В день именин г–жи Штерич мне пришлось сидеть около неё за ужином. Разговор наш начался с незначительных фраз, но быстро перешёл в интимный, задушевный тон. Часа два времени пролетели как один миг. Я и после именинного вечера уже не раз встречался с ней. Она всякий раз всё больше и больше привлекает меня не только красотой и прелестью обращения, но ещё и лестным вниманием, какое мне оказывает. Сегодня я целый вечер провёл с ней у г–жи Штерич. Мы говорили о литературе, о чувствах, о жизни, о свете. Мы на несколько минут остались одни, и она просила меня посещать её.

– Я не могу оставаться в неопределённых отношениях с людьми, с которыми сталкивает меня судьба, – сказала она при этом. – Я или совершенно холодна к ним, или привязываюсь к ним всеми силами сердца и на всю жизнь.

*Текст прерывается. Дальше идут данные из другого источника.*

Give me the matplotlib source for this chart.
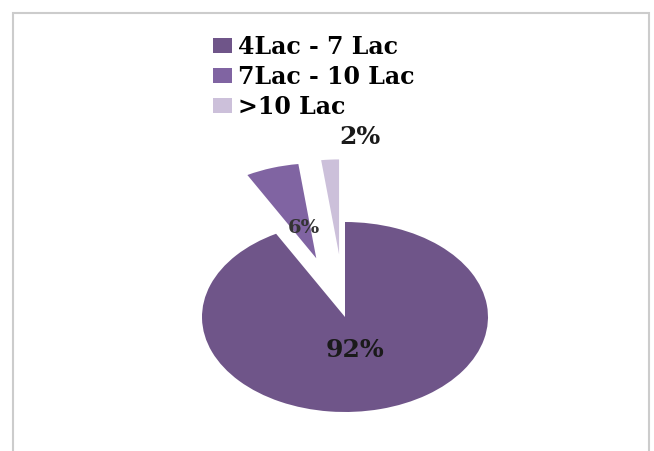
import matplotlib
matplotlib.use("Agg")
import matplotlib.pyplot as plt
from matplotlib.patches import Rectangle

# dati
categorie = ["4Lac - 7 Lac", "7Lac - 10 Lac", ">10 Lac"]
percentuali = [92, 6, 2]
colori = ["#6f5589", "#8064a2", "#ccc0da"]

# layout
esplodi = [0, 0.65, 0.66]
pos_etichette = [(0.07, -0.35), (-0.29, 0.94), (0.105, 1.895)]
size_etichette = [18, 14, 18]
col_etichette = ["#1a1a1a", "#333333", "#1a1a1a"]

W, H = 654, 451
fig = plt.figure(figsize=(W / 100, H / 100), dpi=100)

# cornice grigia
fig.patches.append(Rectangle((13 / W, -0.05), (649 - 13) / W, 1.05 - 12.5 / H,
                             transform=fig.transFigure, fill=False,
                             edgecolor="#cccccc", linewidth=1.5))

# centro torta (345, 317) px, raggi 143 x 95 px
cx, cy, rx, ry = 345, 317, 143, 95
x0, x1, y0, y1 = -1.1, 1.1, -1.1, 2.1
ax = fig.add_axes([(cx + x0 * rx) / W, (H - cy + y0 * ry) / H,
                   (x1 - x0) * rx / W, (y1 - y0) * ry / H])

wedges, texts, autotexts = ax.pie(
    percentuali, colors=colori, explode=esplodi, startangle=90,
    counterclock=False, autopct="%1.0f%%", pctdistance=0.4,
    wedgeprops=dict(linewidth=0))
ax.set_aspect("auto")
ax.set_xlim(x0, x1)
ax.set_ylim(y0, y1)
ax.axis("off")

for t, p, s, c in zip(autotexts, pos_etichette, size_etichette, col_etichette):
    t.set_position(p)
    t.set_fontsize(s)
    t.set_fontweight("bold")
    t.set_fontfamily("DejaVu Serif")
    t.set_color(c)

fig.legend(wedges, categorie, loc="upper left",
           bbox_to_anchor=(213 / W, 1 - 35 / H), frameon=False,
           borderpad=0, borderaxespad=0, handlelength=0.8, handleheight=0.6,
           handletextpad=0.25, labelspacing=0.26,
           prop=dict(family="DejaVu Serif", weight="bold", size=17))

fig.savefig("out.png", dpi=100)
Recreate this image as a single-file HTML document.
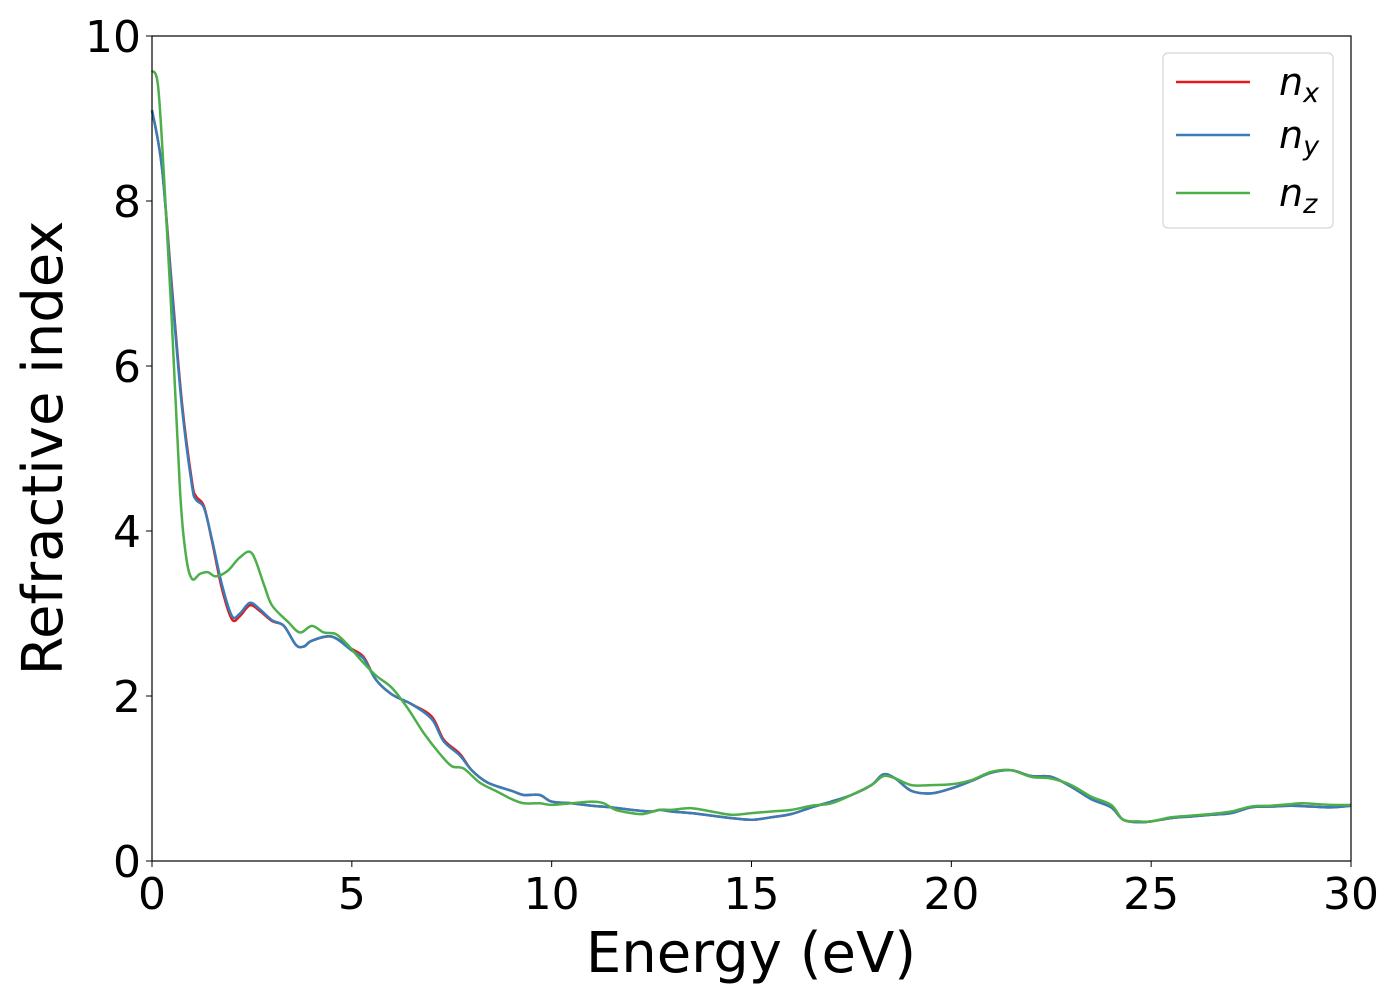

Значение этих слов ещё усиливалось тоном, каким они были произнесены, и взглядом, который их сопровождал. Я вернулся к себе в комнату отуманенный и как бы в состоянии лёгкого опьянения.

24 [мая]. Вечером я зашёл в гостиную Серафимы Ивановны [Штерич], зная, что застану там г–жу Керн… Вхожу. На меня смотрят очень холодно. Вчерашнего как будто и не бывало. Анна Петровна находилась в упоении радости от приезда поэта А. С. Пушкина, с которым она давно в дружеской связи. Накануне она целый день провела с ним у его отца и не находит слов для выражения своего восхищения. На мою долю выпало всего два–три ледяных комплимента, и то чисто литературных.

26 [мая]. Она… пригласила меня к себе. Часа три пролетели в оживлённой беседе. Сначала я был сдержан, но она скоро меня расшевелила и опять внушила к себе доверие. Нельзя же, в самом деле, говорить так трогательно, нежно, с таким выражением в глазах – и ничего не чувствовать. Я совсем забыл о Пушкине в то время. Она говорила, что понимает меня, что желает участвовать в моих литературных трудах, что она любит уединение, что постоянна в своих чувствах, что её понятия почти во всём сходны с моими. Наконец, просила меня дня на три приехать в Павловск, когда она там будет.

После 24–го я держал сердце на привязи и решился больше не видаться с ней, но она сама позвала меня к себе.

29 [мая]. Сегодня я хотел идти к ней, подошёл почти к самым дверям её и вернулся назад.

8 [июня]. Г–жа Керн переехала отсюда на другую квартиру. Я порешил не быть у неё, пока случай не сведёт нас опять. Но сегодня уже я получил от неё записку с приглашением сопровождать её в Павловск. Я пошёл к ней: о Павловске больше и речи не было. Я просидел у неё до десяти часов вечера. Когда я уже прощался с ней, пришёл поэт Пушкин. Это человек небольшого роста, на первый взгляд не представляющий из себя ничего особенного. Если смотреть на его лицо, начиная с подбородка, то тщетно будешь искать в нём до самых глаз выражения поэтического дара. Но глаза непременно остановят вас: в них вы увидите лучи того огня, которым согреты его стихи – прекрасные, как букет свежих весенних роз, звучные, полные силы и чувства. Об обращении его и разговоре не могу сказать, потому что я скоро ушёл».

Уже из этих строк видно, что отношение Никитенко к Пушкину было сдержанно–недоброжелательным, и одной из причин тому была Анна Петровна, её явно выраженное предпочтение Пушкина.

Продолжаем читать дневник А. В. Никитенко: «12 [июня]. Сегодня мы с Анной Петровной Керн обменялись письмами. Предлогом были книги, которые я обещался доставить ей. Ответ её умный, тонкий, но не уловимый. Вечером я получил от неё вторую записку: она просила меня принести ей мои кое–какие отрывки и вместе с нею прочитать их. Я не пошёл к ней за недостатком времени.

22 [июня]. Сегодня г–жа Керн прислала мне часть записок своей жизни, для того, чтобы я принял их за сюжет романа, который она меня подстрекает продолжать. В этих записках она придаёт себе характер, который, мне кажется, составила из всего, что почерпнуло её воображение из читанного ею.